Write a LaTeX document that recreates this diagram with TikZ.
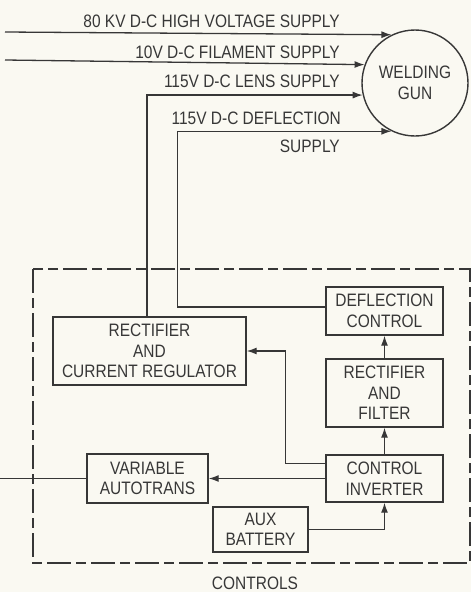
\documentclass[tikz,border=0pt]{standalone}
\usepackage{fontspec}
\setmainfont[FakeStretch=0.86]{Liberation Sans}
\usetikzlibrary{arrows.meta}
\definecolor{ink}{RGB}{55,55,55}
\definecolor{paper}{RGB}{250,249,242}
\begin{document}
\begin{tikzpicture}[x=1pt,y=-1pt,
  every node/.style={text=ink,font=\fontsize{18}{20.5}\selectfont},
  blk/.style={draw=ink,line width=1.4pt,rectangle,inner sep=0pt,align=center},
  arr/.style={draw=ink,line width=1.3pt,-{Latex[length=10pt,width=7pt]}},
  ln/.style={draw=ink,line width=1.3pt},
  lab/.style={anchor=east,inner sep=0pt},
  dashbox/.style={draw=ink,line width=1.3pt,dash pattern=on 24pt off 5pt on 10pt off 5pt}]
\fill[paper] (0,0) rectangle (471,592);
\useasboundingbox (0,0) rectangle (471,592);

% welding gun
\node[draw=ink,line width=1.4pt,circle,minimum size=106pt,inner sep=0pt,align=center] (gun) at (415,83) {WELDING\\GUN};

% controls frame
\draw[dashbox] (33,269) rectangle (470,563);
\node (ctl) at (255,583) {CONTROLS};

% blocks
\node[blk,minimum width=117pt,minimum height=48pt] (defl) at (384.5,311) {DEFLECTION\\CONTROL};
\node[blk,minimum width=117pt,minimum height=68pt] (filt) at (384.5,393) {RECTIFIER\\AND\\FILTER};
\node[blk,minimum width=193pt,minimum height=68pt] (rcr) at (149.5,351) {RECTIFIER\\AND\\CURRENT REGULATOR};
\node[blk,minimum width=117pt,minimum height=47pt] (inv) at (384.5,478.5) {CONTROL\\INVERTER};
\node[blk,minimum width=121pt,minimum height=49pt] (vat) at (147.5,478.5) {VARIABLE\\AUTOTRANS};
\node[blk,minimum width=95pt,minimum height=45pt] (aux) at (260.5,529.5) {AUX\\BATTERY};

% supply labels
\node[lab] (l1) at (340,21) {80 KV D-C HIGH VOLTAGE SUPPLY};
\node[lab] (l2) at (340,52) {10V D-C FILAMENT SUPPLY};
\node[lab] (l3) at (340,81) {115V D-C LENS SUPPLY};
\node[lab] (l4) at (341,118) {115V D-C DEFLECTION};
\node[lab] (l5) at (340,146) {SUPPLY};

% supply lines
\coordinate (hv) at (5,32);
\coordinate (fil) at (5,60);
\coordinate (acin) at (0,478.5);
\draw[arr] (hv) -- (gun.116);
\draw[arr] (fil) -- (gun.160);
\draw[arr] ([xshift=-2.5pt]rcr.north) |- (gun.193);
\draw[arr] ([yshift=4pt]defl.west) -- ++(-148,0) |- (gun.244);

% internal connections
\draw[arr] (filt.north) -- (defl.south);
\draw[arr] (inv.north) -- (filt.south);
\draw[arr] ([yshift=15pt]inv.west) -- ++(-40,0) |- (rcr.east);
\draw[arr] (inv.west) -- (vat.east);
\draw[arr] (aux.east) -| (inv.south);
\draw[ln] (acin) -- (vat.west);
\end{tikzpicture}
\end{document}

• [Prompt]: Leave out any pictures, please, and quote only the lines from the top of the data through the line that contains "(ctl) at (255,583)".

• [Solution to the exercise]:
Write a LaTeX document that recreates this diagram with TikZ.
\documentclass[tikz,border=0pt]{standalone}
\usepackage{fontspec}
\setmainfont[FakeStretch=0.86]{Liberation Sans}
\usetikzlibrary{arrows.meta}
\definecolor{ink}{RGB}{55,55,55}
\definecolor{paper}{RGB}{250,249,242}
\begin{document}
\begin{tikzpicture}[x=1pt,y=-1pt,
  every node/.style={text=ink,font=\fontsize{18}{20.5}\selectfont},
  blk/.style={draw=ink,line width=1.4pt,rectangle,inner sep=0pt,align=center},
  arr/.style={draw=ink,line width=1.3pt,-{Latex[length=10pt,width=7pt]}},
  ln/.style={draw=ink,line width=1.3pt},
  lab/.style={anchor=east,inner sep=0pt},
  dashbox/.style={draw=ink,line width=1.3pt,dash pattern=on 24pt off 5pt on 10pt off 5pt}]
\fill[paper] (0,0) rectangle (471,592);
\useasboundingbox (0,0) rectangle (471,592);

% welding gun
\node[draw=ink,line width=1.4pt,circle,minimum size=106pt,inner sep=0pt,align=center] (gun) at (415,83) {WELDING\\GUN};

% controls frame
\draw[dashbox] (33,269) rectangle (470,563);
\node (ctl) at (255,583) {CONTROLS};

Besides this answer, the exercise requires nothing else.